I turn, in some detail, to our key conclusions and recommendations. The committee supports the policy objective of the bill to put in place a generic framework for referendums on the basis that the bill is amended to reflect the weight of evidence that we received.

Almost all our witnesses welcomed the proposal for a generic framework as being consistent with international good practice. There are two main areas in the bill that the committee believes need to be considered again by ministers. The first of those is the powers in section 1 that enable ministers to make regulations under the affirmative statutory instrument procedure to provide for the holding of a referendum. The second is the power in section 3(7) to allow ministers to specify in subordinate legislation the wording of the question in a referendum without consulting the Electoral Commission if that wording has previously been tested.

As far as section 1 is concerned, the expert opinion that we received was somewhat critical of the extent of that power. Indeed, Dr Alan Renwick, deputy director of the constitution unit at University College London, told us that he could find

“no well-functioning parliamentary democracy that gives Ministers blanket authority to call a referendum by secondary legislation.”

Dr Renwick and a number of our other expert witnesses recommended that the power should be removed from the bill. We heard what the cabinet secretary said today in that regard.

Therefore, the committee recommended that the bill be amended so that, first,

“referendums on constitutional issues must require primary legislation” and, secondly,

“all other referendums will ordinarily require primary legislation.”

Thirdly, the committee recommended

“that if the Cabinet Secretary wishes to identify specific criteria for other referendums which would not ordinarily require primary legislation, he should lodge the necessary amendments at Stage 2.”

The committee also explored the matter of question testing in some detail. The key consideration was whether a referendum question that had been tested by the Electoral Commission should be retested if it is proposed that it be used again in a future referendum. The cabinet secretary explained to us that, although he was in favour of question testing, he was

“not in favour of confusing people.”—[

Official Report, Finance and Constitution Committee

, 25 September 2019; c 11.]

I do not think that many of us are. In relation to the possibility of a second independence referendum, his view is that the question that was used in the referendum in 2014 remains “in current use”. To support that view, he cited the use of the wording in many opinion polls.

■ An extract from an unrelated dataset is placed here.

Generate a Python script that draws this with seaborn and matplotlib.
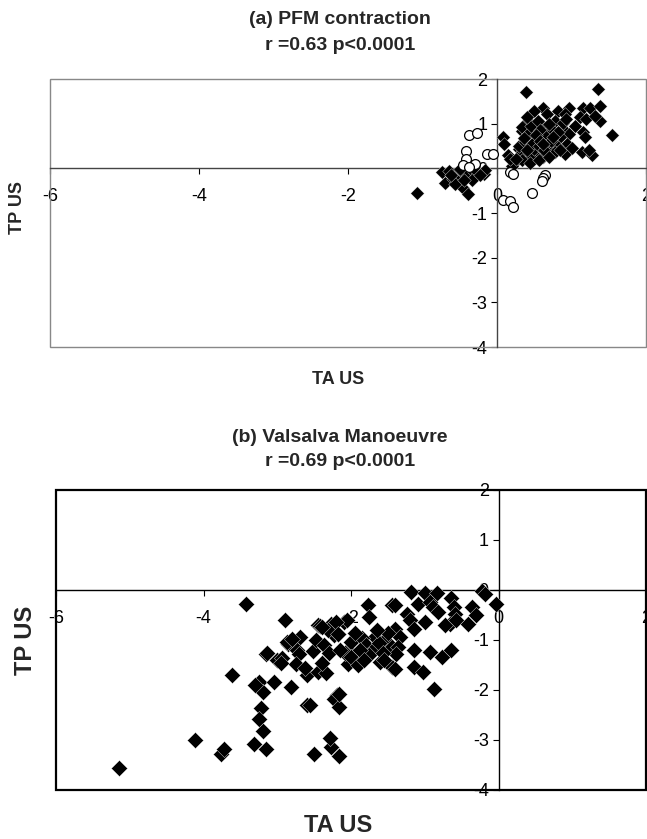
import matplotlib
matplotlib.use("Agg")
import matplotlib.pyplot as plt
import seaborn as sns
import pandas as pd
from matplotlib.patches import Rectangle

# ---------------- data ----------------
# Panel (a) PFM contraction: filled diamonds
a_diamond_x = [-1.07, -0.74, -0.65, -0.70, -0.59, -0.54, -0.47, -0.41, -0.34, -0.27, -0.18, -0.16,
               -0.45, -0.39, -0.34, -0.56, -0.23, -0.50, -0.62, -0.44,
               0.08, 0.10, 0.15, 0.24, 0.31, 0.33, 0.29, 0.20, 0.18,
               0.39, 1.36, 1.55,
               1.16, 1.25, 1.38, 1.11, 1.20, 1.38, 1.32, 1.16, 1.18, 1.14, 1.27, 1.23,
               0.96, 0.82, 0.91, 0.62, 0.49, 0.67, 0.42, 0.33,
               0.78, 0.89, 0.96, 0.85, 0.94, 0.91, 0.80, 0.69, 0.55, 0.44, 0.33, 0.29, 0.38, 0.51,
               0.64, 0.60, 0.73, 0.51, 0.42, 0.69, 0.78, 0.62, 0.49, 0.33, 0.26,
               0.45, 0.55, 0.58, 0.66, 0.72, 0.47, 0.56, 0.63, 0.40, 0.52, 0.70, 0.82, 0.75, 0.36,
               0.58, 0.88, 0.93, 0.44, 0.57, 0.70, 1.00, 1.05, 0.85, 0.40, 0.62]
a_diamond_y = [-0.55, -0.09, -0.06, -0.32, -0.23, -0.16, -0.08, -0.12, -0.04, -0.08, -0.12, -0.03,
               -0.45, -0.57, -0.27, -0.34, -0.16, -0.02, -0.15, -0.25,
               0.70, 0.55, 0.29, 0.14, 0.29, 0.84, 0.44, 0.05, 0.22,
               1.72, 1.77, 0.75,
               1.36, 1.36, 1.40, 1.14, 1.10, 1.07, 1.18, 0.81, 0.70, 0.36, 0.29, 0.40,
               1.36, 1.29, 1.21, 1.36, 1.29, 1.21, 1.07, 0.92,
               1.07, 0.88, 0.77, 0.70, 0.55, 0.33, 0.51, 0.44, 0.29, 0.25, 0.36, 0.51, 0.58, 0.66,
               0.77, 0.96, 0.88, 0.88, 0.77, 0.58, 0.36, 0.25, 0.44, 0.18, 0.22,
               0.95, 1.05, 0.85, 0.70, 0.62, 0.55, 0.50, 0.40, 0.40, 0.75, 1.00, 0.82, 0.70, 0.68,
               0.62, 1.02, 1.10, 0.12, 0.18, 0.25, 0.45, 0.95, 0.40, 1.15, 0.55]

# Panel (a): open circles
a_circle_x = [-0.38, -0.27, -0.41, -0.42, -0.45, -0.30, -0.38, -0.14, -0.05, 0.18, 0.22,
              0.08, 0.17, 0.21, 0.47, 0.64, 0.62, 0.61]
a_circle_y = [0.75, 0.79, 0.38, 0.22, 0.08, 0.10, 0.02, 0.33, 0.33, -0.08, -0.13,
              -0.71, -0.73, -0.86, -0.56, -0.16, -0.22, -0.28]

# Panel (b) Valsalva manoeuvre: filled diamonds
b_x = [-5.15, -4.11, -3.76, -3.72, -3.61, -3.43,
       -3.22, -3.25, -3.19, -3.31, -3.15,
       -3.25, -3.19, -3.04, -2.81, -2.59,
       -2.59, -2.45, -2.34, -2.27, -2.50, -2.16, -2.28,
       -2.19, -2.23, -2.16, -2.16,
       -3.15, -3.00, -2.93, -2.86, -2.69, -2.73, -2.71, -2.74, -2.52, -2.84, -2.90,
       -3.14, -2.45, -2.23, -2.42, -2.27, -2.09, -2.18, -2.31, -2.87, -2.80,
       -2.04, -2.04, -1.77, -1.75, -1.44,
       -2.00, -2.08, -2.00, -1.91, -1.61, -1.44, -1.68, -1.54, -1.45,
       -1.18, -1.00, -0.84, -0.65, -0.22, -0.18, -0.03,
       -1.41, -1.09, -0.93, -0.89, -0.82, -1.24, -1.20, -1.15, -1.00,
       -0.61, -0.59, -0.66, -0.72, -0.57, -0.36, -0.30, -0.42,
       -1.41, -1.34, -1.36, -1.39, -1.15, -0.93, -0.77, -0.64,
       -1.41, -1.15, -1.02, -0.87,
       -2.05, -2.21, -2.39, -2.18,
       -1.85, -1.80, -1.70, -1.62, -1.75, -1.88, -1.57, -1.50, -1.65, -1.95, -1.82, -1.55,
       -2.56, -3.30, -2.95, -2.62, -2.48, -2.36, -2.30, -2.40, -2.15]
b_y = [-3.55, -3.00, -3.27, -3.17, -1.70, -0.28,
       -2.35, -2.57, -2.82, -3.07, -3.17,
       -1.83, -2.03, -1.83, -1.93, -2.30,
       -1.70, -1.63, -1.66, -3.13, -3.28, -3.32, -2.95,
       -2.10, -2.17, -2.33, -2.07,
       -1.27, -1.40, -1.36, -1.07, -0.93, -1.20, -1.27, -1.47, -1.21, -1.03, -0.59,
       -1.25, -0.70, -0.90, -0.72, -0.67, -0.63, -0.87, -0.80, -1.03, -0.97,
       -1.20, -1.47, -0.30, -0.53, -0.30,
       -1.03, -1.26, -1.33, -1.50, -1.43, -1.53, -0.93, -1.00, -1.13,
       -0.03, -0.05, -0.05, -0.15, -0.01, -0.07, -0.27,
       -0.30, -0.27, -0.23, -0.33, -0.43, -0.47, -0.60, -0.77, -0.63,
       -0.33, -0.47, -0.67, -0.70, -0.60, -0.33, -0.50, -0.67,
       -0.77, -0.93, -1.13, -1.27, -1.20, -1.23, -1.33, -1.20,
       -1.57, -1.53, -1.63, -1.97,
       -0.60, -0.63, -0.73, -0.87,
       -0.95, -1.10, -1.20, -1.05, -1.30, -1.20, -1.25, -0.85, -0.80, -0.85, -1.40, -1.40,
       -2.30, -1.90, -1.45, -1.55, -1.00, -1.10, -1.25, -1.45, -1.20]

x_ticks = [-6, -4, -2, 0, 2]
y_ticks = [-4, -3, -2, -1, 0, 1, 2]

titles_a = ["(a) PFM contraction", "r =0.63 p<0.0001"]
titles_b = ["(b) Valsalva Manoeuvre", "r =0.69 p<0.0001"]
x_label = "TA US"
y_label = "TP US"

# ---------------- style ----------------
sns.set_style("white")
plt.rcParams["font.family"] = ["Liberation Sans", "DejaVu Sans"]
plt.rcParams["axes.unicode_minus"] = False

W, H = 647, 839
fig = plt.figure(figsize=(W / 100, H / 100), dpi=100)


def frac_rect(left, top, right, bottom):
    return [left / W, 1 - bottom / H, (right - left) / W, (bottom - top) / H]


axA = fig.add_axes(frac_rect(50, 79, 646, 347))
axB = fig.add_axes(frac_rect(56, 490, 646, 790))

dfa = pd.DataFrame({"x": a_diamond_x, "y": a_diamond_y})
dfc = pd.DataFrame({"x": a_circle_x, "y": a_circle_y})
dfb = pd.DataFrame({"x": b_x, "y": b_y})

sns.scatterplot(data=dfa, x="x", y="y", ax=axA, marker="D", s=48, color="black",
                edgecolor="white", linewidth=0.25, zorder=3)
sns.scatterplot(data=dfc, x="x", y="y", ax=axA, marker="o", s=50, facecolor="white",
                edgecolor="black", linewidth=0.9, zorder=4)
sns.scatterplot(data=dfb, x="x", y="y", ax=axB, marker="D", s=68, color="black",
                edgecolor="white", linewidth=0.25, zorder=3)


def style_axes(ax, box_color, box_lw, axis_color):
    ax.set_xlim(-6, 2)
    ax.set_ylim(-4, 2)
    ax.set_xticks(x_ticks)
    ax.set_yticks(y_ticks)
    ax.set_xticklabels([str(t) for t in x_ticks])
    ax.set_yticklabels([str(t) for t in y_ticks])
    ax.set_xlabel("")
    ax.set_ylabel("")
    ax.spines["left"].set_position(("data", 0))
    ax.spines["bottom"].set_position(("data", 0))
    ax.spines["top"].set_visible(False)
    ax.spines["right"].set_visible(False)
    for s in ("left", "bottom"):
        ax.spines[s].set_color(axis_color)
        ax.spines[s].set_linewidth(1.0)
        ax.spines[s].set_zorder(2)
    ax.tick_params(axis="x", direction="out", length=4, width=0.8, pad=10.5,
                   labelsize=13, colors="black", bottom=True)
    ax.tick_params(axis="y", direction="out", length=4, width=0.8, pad=3,
                   labelsize=13, colors="black", left=True)
    ax.add_patch(Rectangle((0, 0), 1, 1, transform=ax.transAxes, fill=False,
                           edgecolor=box_color, linewidth=box_lw, zorder=1, clip_on=False))
    ax.grid(False)


style_axes(axA, "#888888", 1.0, "#444444")
style_axes(axB, "black", 1.6, "black")

# titles
fig.text(340 / W, 1 - 20 / H, titles_a[0], ha="center", va="center", fontsize=14, fontweight="bold")
fig.text(340 / W, 1 - 45 / H, titles_a[1], ha="center", va="center", fontsize=14, fontweight="bold")
fig.text(340 / W, 1 - 437 / H, titles_b[0], ha="center", va="center", fontsize=14, fontweight="bold")
fig.text(340 / W, 1 - 461 / H, titles_b[1], ha="center", va="center", fontsize=14, fontweight="bold")

# axis labels
fig.text(338 / W, 1 - 380 / H, x_label, ha="center", va="center", fontsize=13, fontweight="bold")
fig.text(18 / W, 1 - 207 / H, y_label, ha="center", va="center", fontsize=13, fontweight="bold",
         rotation=90)
fig.text(338 / W, 1 - 825 / H, x_label, ha="center", va="center", fontsize=17, fontweight="bold")
fig.text(25 / W, 1 - 640 / H, y_label, ha="center", va="center", fontsize=17, fontweight="bold",
         rotation=90)

fig.savefig("out.png", dpi=100)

However, in the evidence that the committee received, it was mainly a different view that was taken. In particular, the committee noted the evidence from the Electoral Commission. It told us that it strongly believed that it should be asked to test a question even when that question has been asked before. In its view, that is because contexts can change. It argued that a formal testing process provides assurance to the voter about the integrity of the referendum. The committee therefore recommended that the cabinet secretary should recognise the weight of evidence in favour of the Electoral Commission testing a previously used question. We also recommended that he must come to an agreement with the Electoral Commission, based on that evidence, prior to stage 2.

The committee also examined in some detail a number of other technical aspects of the bill, including the regulation of digital campaign material, which the cabinet secretary mentioned earlier, and, in particular, the provision of imprints on such material. We recommended that the bill could be amended to tighten the requirements for providing imprints on digital material. We also recommended that ministers could provide some clarification of the intended scope of the bill in this area.

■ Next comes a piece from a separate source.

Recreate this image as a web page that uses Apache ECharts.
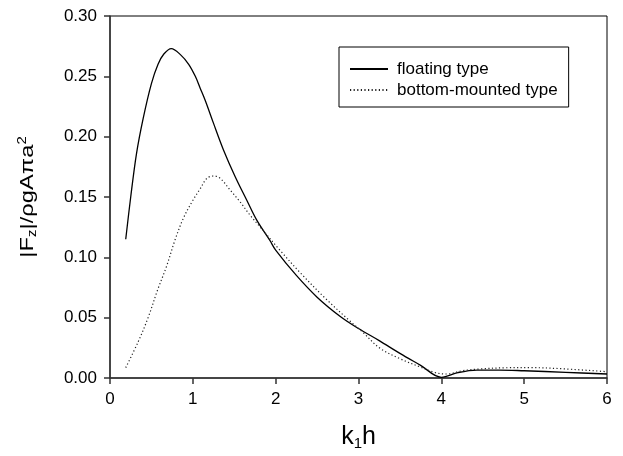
<!DOCTYPE html>
<html>
<head>
<meta charset="utf-8">
<script src="https://cdn.jsdelivr.net/npm/echarts@6/dist/echarts.min.js"></script>
<style>html,body{margin:0;padding:0;background:#fff;}#c{width:623px;height:456px;}</style>
</head>
<body>
<div id="c"></div>
<script>
const xTicks = [0, 1, 2, 3, 4, 5, 6];
const yTicks = [0.00, 0.05, 0.10, 0.15, 0.20, 0.25, 0.30];
const seriesNames = ['floating type', 'bottom-mounted type'];

const kFloating = [0.19, 0.25, 0.32, 0.40, 0.50, 0.58, 0.65, 0.74, 0.85, 0.95, 1.03, 1.09, 1.15, 1.25, 1.37, 1.51, 1.65, 1.77, 1.93, 2.0, 2.25, 2.5, 2.78, 3.0, 3.25, 3.5, 3.75, 4.0, 4.2, 4.43, 4.7, 5.0, 5.5, 6.0];
const fzFloating = [0.115, 0.150, 0.186, 0.215, 0.244, 0.260, 0.2685, 0.273, 0.268, 0.260, 0.250, 0.240, 0.230, 0.211, 0.189, 0.167, 0.1475, 0.131, 0.114, 0.106, 0.085, 0.067, 0.051, 0.041, 0.031, 0.0204, 0.0105, 0.0006, 0.0045, 0.0066, 0.0066, 0.0060, 0.0047, 0.0033];

const kBottom = [0.19, 0.34, 0.46, 0.58, 0.68, 0.785, 0.885, 0.99, 1.09, 1.17, 1.25, 1.33, 1.45, 1.57, 1.69, 1.81, 2.05, 2.3, 2.6, 2.9, 3.05, 3.26, 3.5, 3.75, 3.93, 4.07, 4.25, 4.47, 4.8, 5.07, 5.5, 6.0];
const fzBottom = [0.0086, 0.030, 0.050, 0.074, 0.092, 0.1144, 0.1323, 0.146, 0.157, 0.1655, 0.1674, 0.1655, 0.1558, 0.146, 0.135, 0.1254, 0.106, 0.087, 0.066, 0.047, 0.038, 0.0246, 0.016, 0.009, 0.0044, 0.0033, 0.0060, 0.0075, 0.0085, 0.0086, 0.0075, 0.0052];

const pairs = (xs, ys) => xs.map((x, i) => [x, ys[i]]);

const chart = echarts.init(document.getElementById('c'), null, {renderer: 'canvas'});
const font = 'Liberation Sans, Arial, sans-serif';
chart.setOption({
  animation: false,
  backgroundColor: '#fff',
  grid: {left: 110, right: 16, top: 16, bottom: 78, show: true, borderColor: '#000', borderWidth: 1},
  legend: {
    orient: 'vertical', left: 339, top: 47,
    borderColor: '#000', borderWidth: 1,
    padding: [12, 11, 7, 10],
    itemWidth: 38, itemHeight: 10, itemGap: 1,
    itemStyle: {color: 'rgba(0,0,0,0)', borderWidth: 0, opacity: 0},
    textStyle: {fontFamily: font, fontSize: 17, color: '#000', lineHeight: 20, padding: [0, 0, 0, 4]},
    data: seriesNames.map(n => ({name: n}))
  },
  graphic: [{
    type: 'text', x: 28, y: 197, rotation: Math.PI / 2, scaleX: 1.25, scaleY: 1,
    style: {
      text: '{t||F}{s|z}{t||/ρgAπa}{p|2}', align: 'center', verticalAlign: 'middle',
      rich: {
        t: {fontFamily: font, fontSize: 19, fill: '#000'},
        s: {fontFamily: font, fontSize: 12, fill: '#000', verticalAlign: 'bottom', padding: [10, 0, 0, 0]},
        p: {fontFamily: font, fontSize: 12, fill: '#000', verticalAlign: 'top', padding: [0, 0, 10, 0]}
      }
    }
  }],
  xAxis: {
    type: 'value', min: xTicks[0], max: xTicks[xTicks.length - 1], interval: 1,
    name: '{k|k}{s|1}{k|h}', nameLocation: 'middle', nameGap: 46,
    nameTextStyle: {rich: {k: {fontFamily: font, fontSize: 25, color: '#000'}, s: {fontFamily: font, fontSize: 15, color: '#000', verticalAlign: 'bottom', padding: [12, 0, 0, 0]}}},
    axisLine: {lineStyle: {color: '#333', width: 1.5}},
    axisTick: {show: true, length: 6, lineStyle: {color: '#333', width: 1.5}},
    axisLabel: {fontFamily: font, fontSize: 17, color: '#000', margin: 13},
    splitLine: {show: false}
  },
  yAxis: {
    type: 'value', min: yTicks[0], max: yTicks[yTicks.length - 1], interval: 0.05,
    axisLine: {show: true, lineStyle: {color: '#333', width: 1.5}},
    axisTick: {show: true, length: 6, lineStyle: {color: '#333', width: 1.5}},
    axisLabel: {fontFamily: font, fontSize: 17, color: '#000', margin: 13, formatter: v => v.toFixed(2)},
    splitLine: {show: false}
  },
  series: [
    {name: seriesNames[0], type: 'line', data: pairs(kFloating, fzFloating), smooth: 0.35, symbol: 'none',
     lineStyle: {color: '#000', width: 1.3, type: 'solid'}},
    {name: seriesNames[1], type: 'line', data: pairs(kBottom, fzBottom), smooth: 0.35, symbol: 'none',
     lineStyle: {color: '#222', width: 1.2, type: [1.2, 2.4]}}
  ]
});
</script>
</body>
</html>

On timing issues, we agreed with our witnesses that adequate time is required in advance of polling day for two key purposes: first, to allow sufficient time for the campaign so that voters have sufficient opportunity to be properly informed about the issues; and, secondly, to allow administrators and regulators enough time to prepare for any referendum. We recommended that the bill be amended to include a minimum period of 10 weeks for the regulated referendum period.

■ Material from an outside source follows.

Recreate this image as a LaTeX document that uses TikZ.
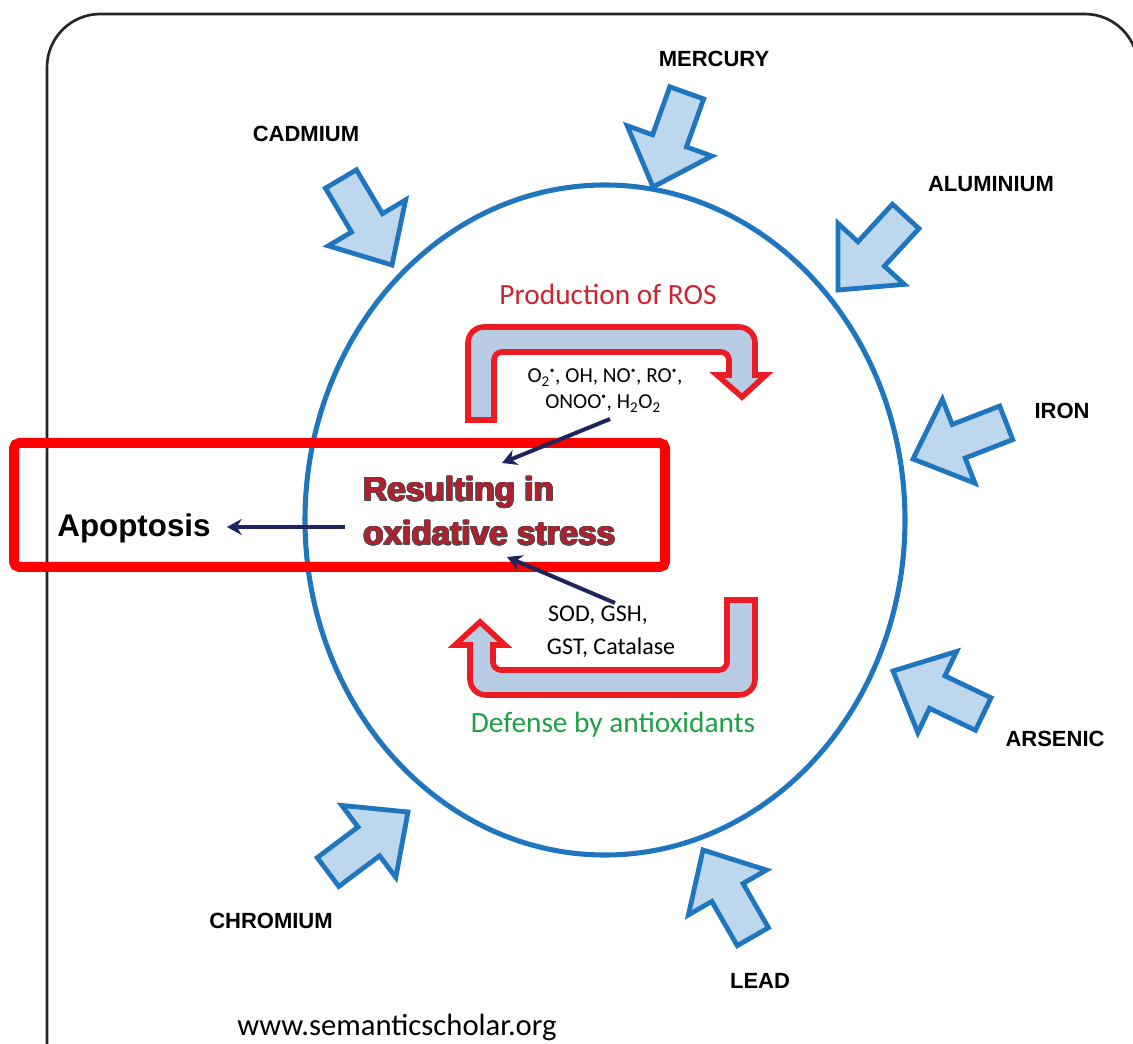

On thresholds, we did not consider that there was sufficient evidence to support anything other than a simple majority.

The committee looked closely at section 37, which provides ministers with the power to modify the eventual act by regulations. Some of our witnesses expressed concern that the modification power is very wide. The cabinet secretary explained that the intent of the power was to provide for “dynamic legislation”—he used that term again today—

“and to ensure that electoral legislation is not static.”—[

Official Report, Finance and Constitution Committee

, 25 September 2019; c 7.]

The committee supports that objective, particularly given the need to respond to the increasing influence of electoral campaigning via social media. However, we also recognised the concerns of our witnesses about the width of the power. We therefore recommended that the cabinet secretary should lodge at stage 2 amendments that provide the necessary assurances that the section 37 power cannot be used for

“amending by the back door”.—[

Official Report, Finance and Constitution Committee

, 25 September 2019; c 6.]

It is refreshing that, during a period when our politics has become increasingly volatile, our committee system can still deliver robust, constructive and consensual scrutiny of the Executive. That is a credit to my colleagues on the committee and the wider political culture here at Holyrood. The recommendations in the committee’s stage 1 report were intentionally drafted to inform an open discussion about how the bill can be improved.

Finally, we welcome the willingness of the cabinet secretary to seriously consider our recommendations and look forward to further discussing the bill with him at stage 2. In particular, I was encouraged by his comments with regard to the question. I know that the cabinet secretary feels strongly about the issue, but I also know that he will try to find an agreement with the Electoral Commission, if at all possible.